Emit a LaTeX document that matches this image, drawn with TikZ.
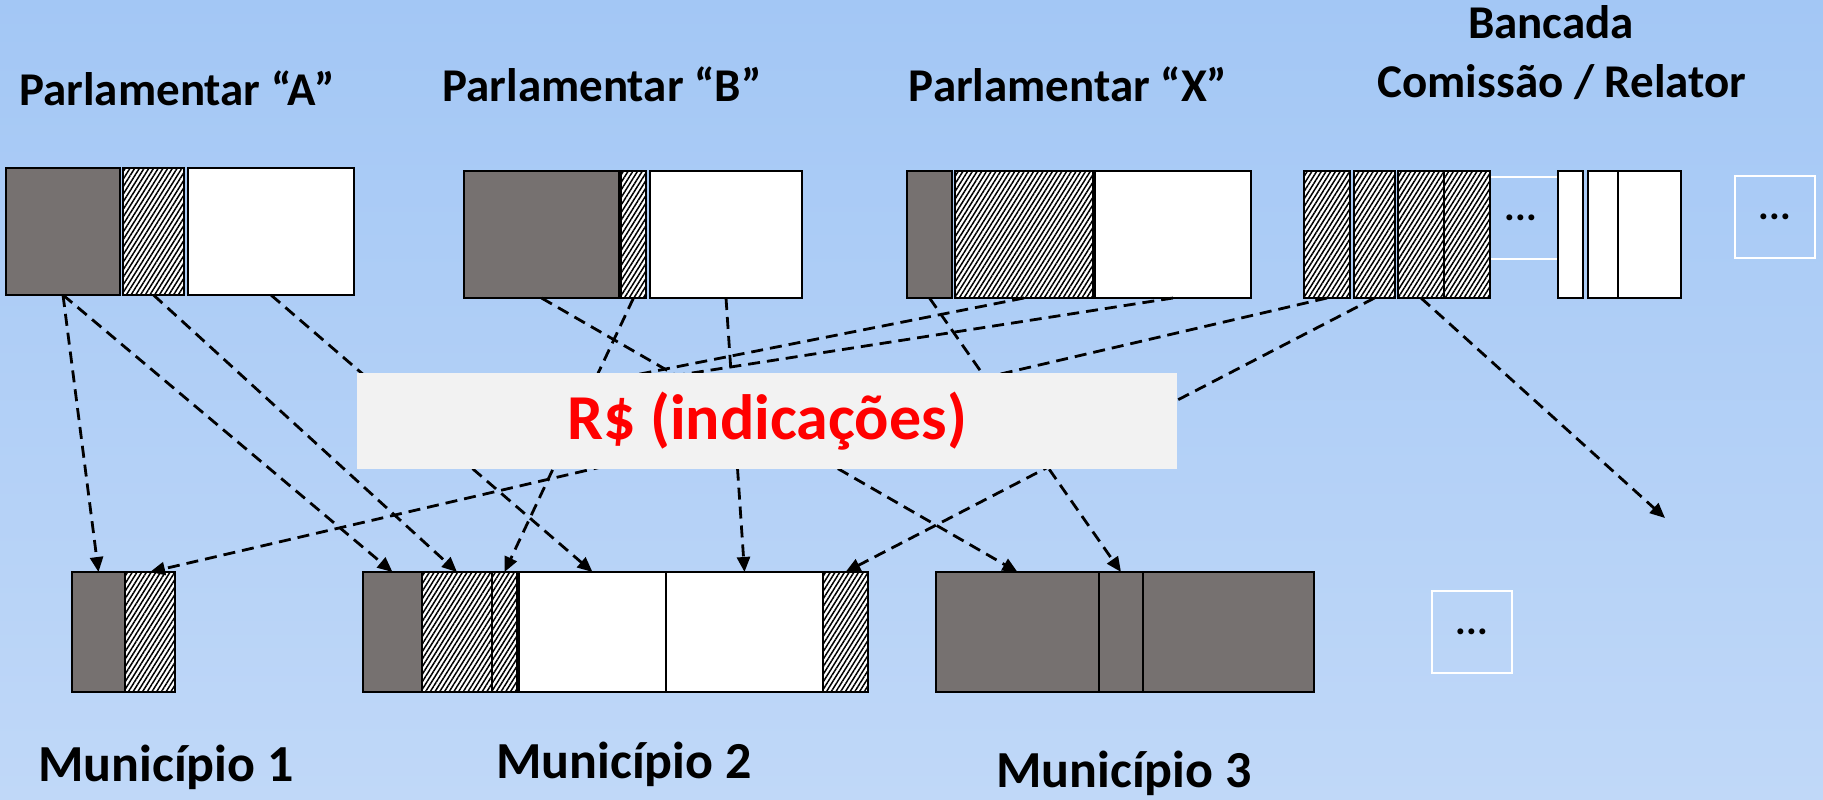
\documentclass[tikz,border=0pt]{standalone}
\usepackage{fontspec}
\setmainfont{Carlito}
\usetikzlibrary{arrows.meta,positioning,patterns.meta}
\definecolor{bgtop}{RGB}{163,199,245}
\definecolor{bgbot}{RGB}{192,216,248}
\definecolor{partgray}{RGB}{118,113,112}
\definecolor{labelgray}{RGB}{242,242,242}
\begin{document}
\begin{tikzpicture}[x=0.5pt,y=-0.5pt,>={Triangle[length=7.5pt,width=6.5pt]},
  part/.style={draw,line width=1.4pt,inner sep=0pt,outer sep=0pt,minimum height=63.5pt},
  low/.style={part,minimum height=60pt},
  dark/.style={fill=partgray},
  hatch/.style={preaction={fill=white},pattern={Lines[angle=58,distance=2pt,line width=0.75pt]}},
  blank/.style={fill=white},
  more/.style={draw=white,line width=0.8pt,inner sep=0pt,minimum width=40pt,minimum height=41pt,font=\bfseries\fontsize{20}{20}\selectfont},
  head/.style={font=\bfseries\fontsize{23.5}{26}\selectfont,anchor=base},
  town/.style={font=\bfseries\fontsize{26}{28}\selectfont,anchor=base},
  link/.style={->,line width=1.4pt,dash pattern=on 6pt off 3.5pt}]
  \shade[top color=bgtop,bottom color=bgbot] (0,0) rectangle (1823,799);
  \useasboundingbox (0,0) rectangle (1823,799);

  \node[head] (pa) at (177,105) {Parlamentar “A”};
  \node[head] (pb) at (602,101) {Parlamentar “B”};
  \node[head] (px) at (1068,101) {Parlamentar “X”};
  \node[head] (bancada) at (1551,38) {Bancada};
  \node[head] (relator) at (1562,97) {Comissão / Relator};

  \node[part,dark,minimum width=57pt,anchor=north west] (adark) at (6,168) {};
  \node[part,hatch,minimum width=30.5pt,right=1.5pt of adark] (ahat) {};
  \node[part,blank,minimum width=83pt,right=2pt of ahat] (awhite) {};

  \node[part,dark,minimum width=77.5pt,anchor=north west] (bdark) at (464,171) {};
  \node[part,hatch,minimum width=12.5pt,right=1pt of bdark] (bhat) {};
  \node[part,blank,minimum width=76pt,right=2pt of bhat] (bwhite) {};

  \node[part,dark,minimum width=22.5pt,anchor=north west] (xdark) at (907,171) {};
  \node[part,hatch,minimum width=69pt,right=1.5pt of xdark] (xhat) {};
  \node[part,blank,minimum width=78pt,right=1pt of xhat] (xwhite) {};

  \node[more,anchor=north west] (cdots) at (1480,176) {...};
  \node[part,hatch,minimum width=23pt,anchor=north west] (chat1) at (1304,171) {};
  \node[part,hatch,minimum width=20.5pt,right=2pt of chat1] (chat2) {};
  \node[part,hatch,minimum width=23pt,right=1.5pt of chat2] (chat3) {};
  \node[part,hatch,minimum width=23pt,right=0pt of chat3] (chat4) {};
  \node[part,blank,minimum width=12.5pt,right=34pt of chat4] (cwhite1) {};
  \node[part,blank,minimum width=15pt,right=2.5pt of cwhite1] (cwhite2) {};
  \node[part,blank,minimum width=31.5pt,right=0pt of cwhite2] (cwhite3) {};
  \node[more,anchor=north west] (topdots) at (1734,175) {...};

  \node[low,dark,minimum width=26.5pt,anchor=north west] (m1dark) at (72,572) {};
  \node[low,hatch,minimum width=25pt,right=0pt of m1dark] (m1hat) {};

  \node[low,dark,minimum width=29.5pt,anchor=north west] (m2dark) at (363,572) {};
  \node[low,hatch,minimum width=35pt,right=0pt of m2dark] (m2hat) {};
  \node[low,hatch,minimum width=12.5pt,right=0pt of m2hat] (m2thin) {};
  \node[low,blank,minimum width=73.5pt,right=1pt of m2thin] (m2white) {};
  \node[low,blank,minimum width=78.5pt,right=0pt of m2white] (m2wide) {};
  \node[low,hatch,minimum width=22.5pt,right=0pt of m2wide] (m2end) {};

  \node[low,dark,minimum width=81.5pt,anchor=north west] (m3dark) at (936,572) {};
  \node[low,dark,minimum width=22pt,right=0pt of m3dark] (m3mid) {};
  \node[low,dark,minimum width=85.5pt,right=0pt of m3mid] (m3end) {};
  \node[more,anchor=north west] (lowdots) at (1431,590) {...};

  \node[town] (mun1) at (166,781) {Município 1};
  \node[town] (mun2) at (624,778) {Município 2};
  \node[town] (mun3) at (1124,787) {Município 3};

  \coordinate (hide1) at (620,378);
  \coordinate (hide2) at (660,378);
  \coordinate (loose) at (1665,518);

  \draw[link] (adark.south) -- (m1dark.north);
  \draw[link] (adark.south) -- (m2dark.north);
  \draw[link] (ahat.south) -- (m2hat.north);
  \draw[link] (awhite.south) -- (m2white.north);
  \draw[link] (bdark.south) -- (m3dark.north);
  \draw[link] (bhat.south) -- (m2thin.north);
  \draw[link] (bwhite.south) -- (m2wide.north);
  \draw[link] (xdark.south) -- (m3mid.north);
  \draw[link,-] (xhat.south) -- (hide1);
  \draw[link,-] (xwhite.south) -- (hide2);
  \draw[link] (chat1.south) -- (m1hat.north);
  \draw[link] (chat2.south) -- (m2end.north);
  \draw[link] (chat3.south) -- (loose);

  \node[fill=labelgray,minimum width=410pt,minimum height=48pt,text=red,font=\bfseries\fontsize{32}{36}\selectfont] (money) at (767,421) {R\$ (indicações)};
\end{tikzpicture}
\end{document}
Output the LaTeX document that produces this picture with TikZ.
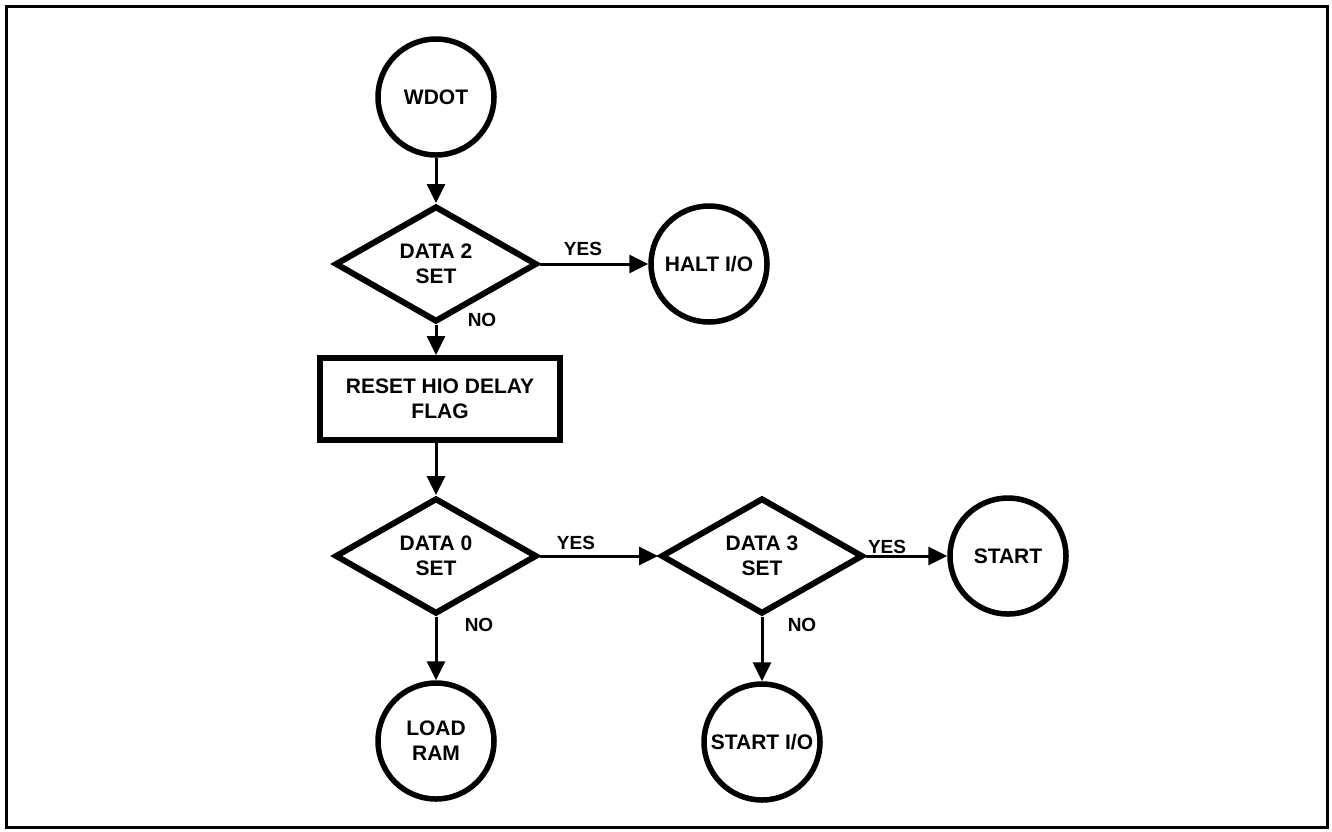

━━━━━━━━━━━━━━━━━━━━

Problem to solve | From the records above, pick out and copy each line holding the word "LaTeX".

Written answer |
Emit a LaTeX document that matches this image, drawn with TikZ.
Output the LaTeX document that produces this picture with TikZ.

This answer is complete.